A Kenyan family is appealing for help after their daughter went missing in Saudi Arabia, where she works as a house help.
Agnes Wairimu, alias Shiro, last contacted her mother Josephine Wairimu on March 1, crying out for help, saying she had gone for days without a meal.
“Mum, please help me, I have not eaten for days,” she reportedly told her mother as quoted by the Nation.
Wairimu says her daughter went silent then she heard the voice of a man shouting in Arabic. That was the last time they heard from her.
The mother is pleading with the government, through the Ministry of Foreign Affairs, to intervene and help rescue her first-born daughter, whom she fears is in danger.
“At this point, money is not important, I just want to see my daughter,” Wairimu told the Nation.
When she contacted the agency that facilitated her daughter’s travel to the Gulf state, the manager said Agnes should escape to the nearest police station.
“I talked to (the manager) and he told me to tell my daughter not to do her chores if her employers are not paying her. I got worried because from what I have heard and read, employers there are not good people and if she doesn’t do the chores, they will mistreat my daughter,” she added.

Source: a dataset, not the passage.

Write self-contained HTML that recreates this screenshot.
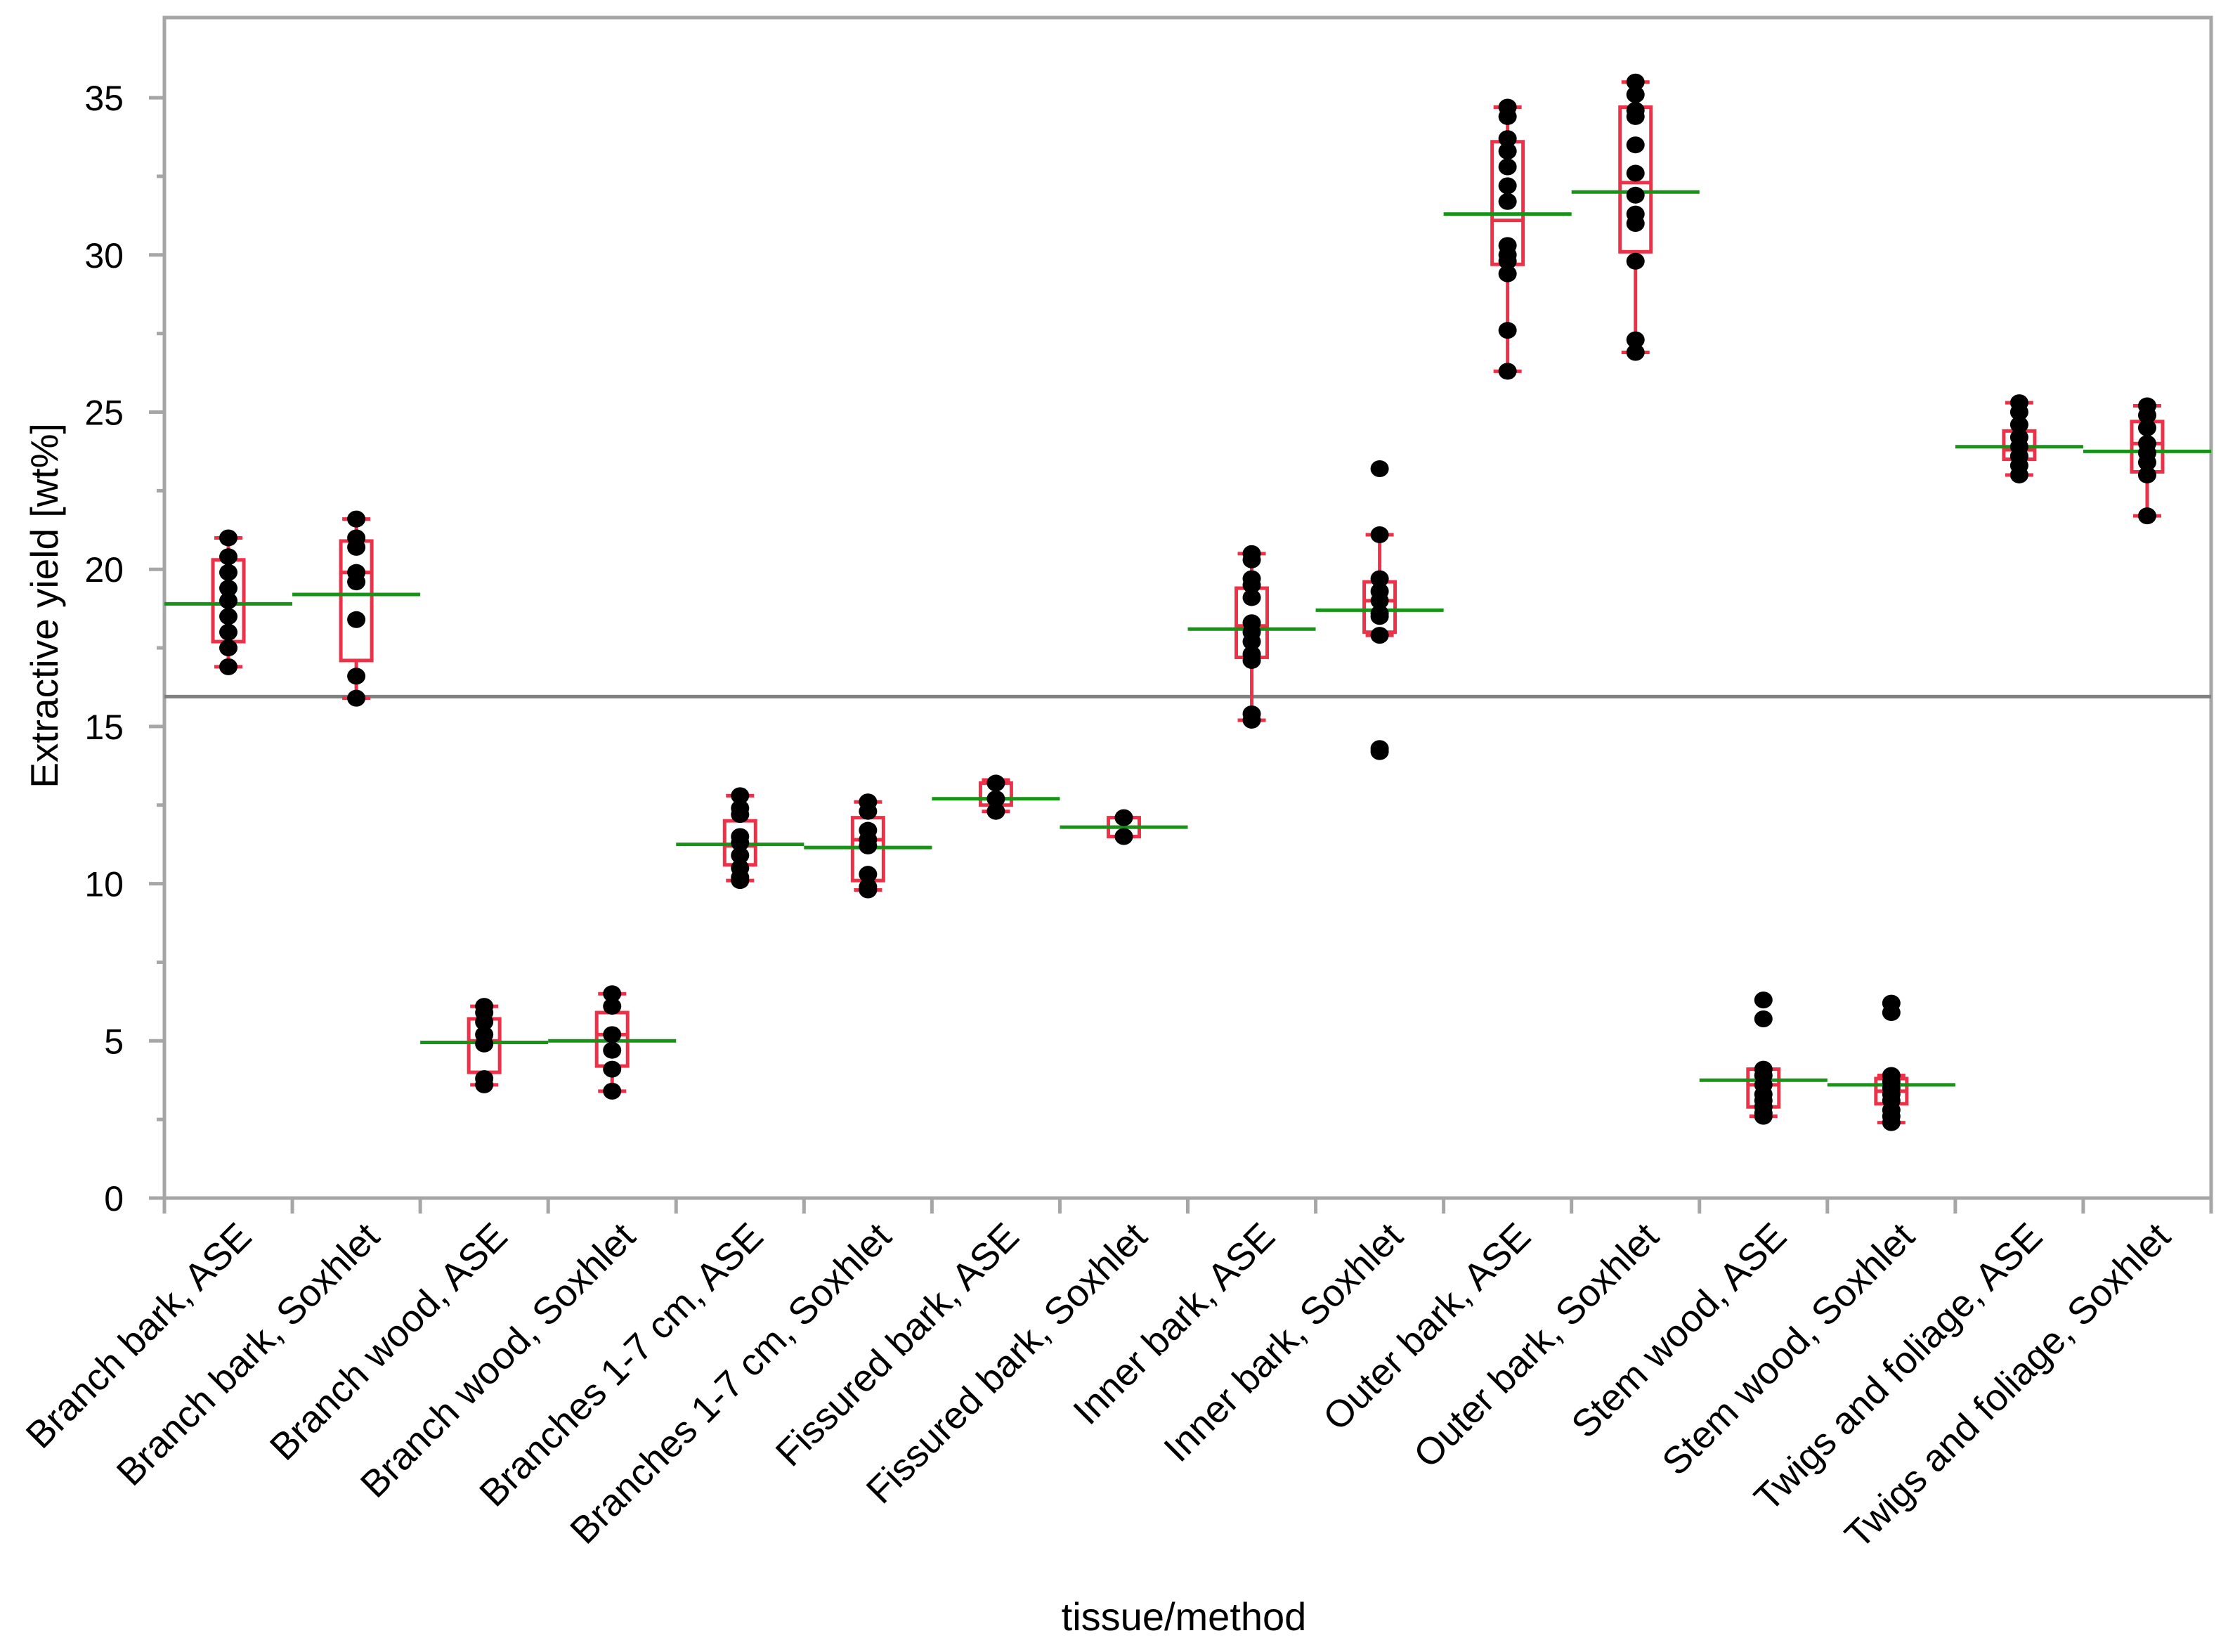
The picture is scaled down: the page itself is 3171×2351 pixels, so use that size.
<!DOCTYPE html>
<html><head><meta charset="utf-8"><style>
html,body{margin:0;padding:0;background:#fff;}
svg{display:block;font-family:"Liberation Sans","DejaVu Sans",sans-serif;}
</style></head><body>
<svg id="chart" width="3171" height="2351" viewBox="0 0 3171 2351" xmlns="http://www.w3.org/2000/svg"></svg>
<script>
const categories = ["Branch bark, ASE","Branch bark, Soxhlet","Branch wood, ASE","Branch wood, Soxhlet","Branches 1-7 cm, ASE","Branches 1-7 cm, Soxhlet","Fissured bark, ASE","Fissured bark, Soxhlet","Inner bark, ASE","Inner bark, Soxhlet","Outer bark, ASE","Outer bark, Soxhlet","Stem wood, ASE","Stem wood, Soxhlet","Twigs and foliage, ASE","Twigs and foliage, Soxhlet"];
const whiskerLow  = [16.9,15.9,3.6,3.4,10.1,9.8,12.3,11.5,15.2,17.9,26.3,26.9,2.6,2.4,23.0,21.7];
const whiskerHigh = [21.0,21.6,6.1,6.5,12.8,12.6,13.3,12.1,20.5,21.1,34.7,35.5,4.1,3.9,25.3,25.2];
const boxLow  = [17.7,17.1,4.0,4.2,10.6,10.1,12.5,11.5,17.2,18.0,29.7,30.1,2.9,3.0,23.5,23.1];
const boxHigh = [20.3,20.9,5.7,5.9,12.0,12.1,13.2,12.1,19.4,19.6,33.6,34.7,4.1,3.8,24.4,24.7];
const medians = [18.9,19.9,5.0,5.2,11.2,11.4,12.7,11.8,18.2,19.0,31.1,32.3,3.6,3.4,23.8,24.0];
const means   = [18.9,19.2,4.95,5.0,11.25,11.15,12.7,11.8,18.1,18.7,31.3,32.0,3.75,3.6,23.9,23.75];
const points = [
 [21.0,20.4,19.9,19.4,19.0,18.5,18.0,17.5,16.9],
 [21.6,21.0,20.7,19.9,19.6,18.4,16.6,15.9],
 [6.1,5.9,5.6,5.2,4.9,3.8,3.6],
 [6.5,6.1,5.2,4.7,4.1,3.4],
 [12.8,12.4,12.2,11.5,11.3,10.9,10.5,10.2,10.1],
 [12.6,12.3,11.7,11.4,11.2,10.3,9.9,9.8],
 [13.2,12.7,12.3],
 [12.1,11.5],
 [20.5,20.3,19.7,19.5,19.1,18.3,18.0,17.7,17.3,17.1,15.4,15.2],
 [23.2,21.1,19.7,19.3,19.0,18.6,18.5,17.9,14.3,14.2],
 [34.7,34.4,33.7,33.3,32.8,32.2,31.7,30.3,30.0,29.8,29.4,27.6,26.3],
 [35.5,35.1,34.6,34.4,33.5,32.6,31.9,31.3,31.0,29.8,27.3,26.9],
 [6.3,5.7,4.1,3.9,3.6,3.3,3.1,2.9,2.7,2.6],
 [6.2,5.9,3.9,3.7,3.5,3.3,3.1,2.8,2.6,2.4],
 [25.3,25.0,24.6,24.2,23.9,23.6,23.3,23.0],
 [25.2,24.9,24.5,24.0,23.7,23.4,23.0,21.7]
];
const yTicks = [0,5,10,15,20,25,30,35];
const yMinor = [2.5,7.5,12.5,17.5,22.5,27.5,32.5];
const refValue = 15.95;

const L=234, R=3147, T=25, B=1705, yMax=37.55;
const NS="http://www.w3.org/2000/svg";
const svg=document.getElementById('chart');
const band=(R-L)/categories.length;
const xC=i=>L+band*(i+0.5);
const y=v=>B-(v/yMax)*(B-T);
function mk(tag,attrs,parent){const e=document.createElementNS(NS,tag);for(const k in attrs)e.setAttribute(k,attrs[k]);(parent||svg).appendChild(e);return e;}
const AX="#a6a6a6";

const frame=mk('rect',{x:L,y:T,width:R-L,height:B-T,fill:'none',stroke:AX,'stroke-width':5});



const yAxis=mk('g',{});


yTicks.forEach(v=>{
  mk('line',{x1:L-22,x2:L,y1:y(v),y2:y(v),stroke:AX,'stroke-width':5},yAxis);
  const t=mk('text',{x:L-58,y:y(v)+18,'text-anchor':'end','font-size':50,fill:'#000'},yAxis);
  t.textContent=v;
  
  
});
yMinor.forEach(v=>mk('line',{x1:L-11,x2:L,y1:y(v),y2:y(v),stroke:AX,'stroke-width':5},yAxis));

const xAxis=mk('g',{});


for(let i=0;i<=categories.length;i++){
  const xx=L+band*i;
  mk('line',{x1:xx,x2:xx,y1:B,y2:B+22,stroke:AX,'stroke-width':5},xAxis);
}
categories.forEach((c,i)=>{
  const ax=xC(i)+36, ay=B+58;
  const t=mk('text',{x:ax,y:ay,'text-anchor':'end','font-size':54,fill:'#000',transform:`rotate(-45 ${ax} ${ay})`},xAxis);
  t.textContent=c;
  
  
});

const ref=mk('line',{x1:L,x2:R,y1:y(refValue),y2:y(refValue),stroke:'#808080','stroke-width':5});



const RED="#ee3048", GREEN="#179417";
categories.forEach((c,i)=>{
  const g=mk('g',{});
  
  
  const cx=xC(i), bw=44, cw=40;
  mk('line',{x1:cx,x2:cx,y1:y(whiskerLow[i]),y2:y(whiskerHigh[i]),stroke:RED,'stroke-width':5},g);
  mk('line',{x1:cx-cw/2,x2:cx+cw/2,y1:y(whiskerLow[i]),y2:y(whiskerLow[i]),stroke:RED,'stroke-width':5},g);
  mk('line',{x1:cx-cw/2,x2:cx+cw/2,y1:y(whiskerHigh[i]),y2:y(whiskerHigh[i]),stroke:RED,'stroke-width':5},g);
  mk('rect',{x:cx-bw/2,y:y(boxHigh[i]),width:bw,height:Math.max(1,y(boxLow[i])-y(boxHigh[i])),fill:'#fff',stroke:RED,'stroke-width':5},g);
  mk('line',{x1:cx-bw/2,x2:cx+bw/2,y1:y(medians[i]),y2:y(medians[i]),stroke:RED,'stroke-width':5},g);
  const m=mk('line',{x1:L+band*i,x2:L+band*(i+1),y1:y(means[i]),y2:y(means[i]),stroke:GREEN,'stroke-width':5});
  
  
  points[i].forEach(v=>{
    const p=mk('ellipse',{cx:cx,cy:y(v),rx:13,ry:12,fill:'#000'});
    
    
  });
});

const yt=mk('text',{x:82,y:862,'text-anchor':'middle','font-size':55,fill:'#000',transform:'rotate(-90 82 862)'});
yt.textContent='Extractive yield [wt%]';


const xt=mk('text',{x:1685,y:2320,'text-anchor':'middle','font-size':56,fill:'#000'});
xt.textContent='tissue/method';


</script>
</body></html>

Agnes traveled to Saudi Arabia in June last year and everything was okay until she was reportedly moved to other houses.
“The household she was sent to was okay. She even used to send pictures. The employer had even thrown a birthday party for her,” Wairimu said.
“After the first month, she called me and said she had moved out of the house where she was working and had gone to another house. She didn’t say why, and because we were talking using the employer’s daughter’s phone, (Agnes) called me and said she would not be able to talk to me for a couple of days.”
Four months passed before her daughter contacted her again.
“She went silent. That’s when I started getting worried and decided to follow up with the agency. They promised me that they would follow up but they took me round and round,” says Wairimu.
“Every-time I called them, they said they had not received feedback from the Saudi Arabian Embassy. The agency told me that if I reached my daughter, I should tell her to run away to a police station, something that scared me.”
Although Acumen Agencies, which sent Agnes to Saudi Arabia, insist they have been following up on her case, Wairimu says she is fed up with their false promises.
“Hope. Hope. Hope. Hope and I cannot see any results, but now I want to see my daughter. If they are not paying her, she is not eating, she sleeps in corridors, why can’t they send back my daughter?” she posed.
Acumen Agencies manager Solomon Rohio, said: “I have talked to the family over this. However, sometimes there is a communication breakdown, but that does not mean we have neglected her.”
“She has been reported to be okay and we have reported to the labor (office) in Saudi Arabia and they are following up on that issue, and we have also followed up with the office, and the employer is the one who has been taking us back and forth,” he added.
Cases of Kenyan migrant workers, especially housemaids, dying under mysterious circumstances in Saudi Arabia have been on the rise in the last few years.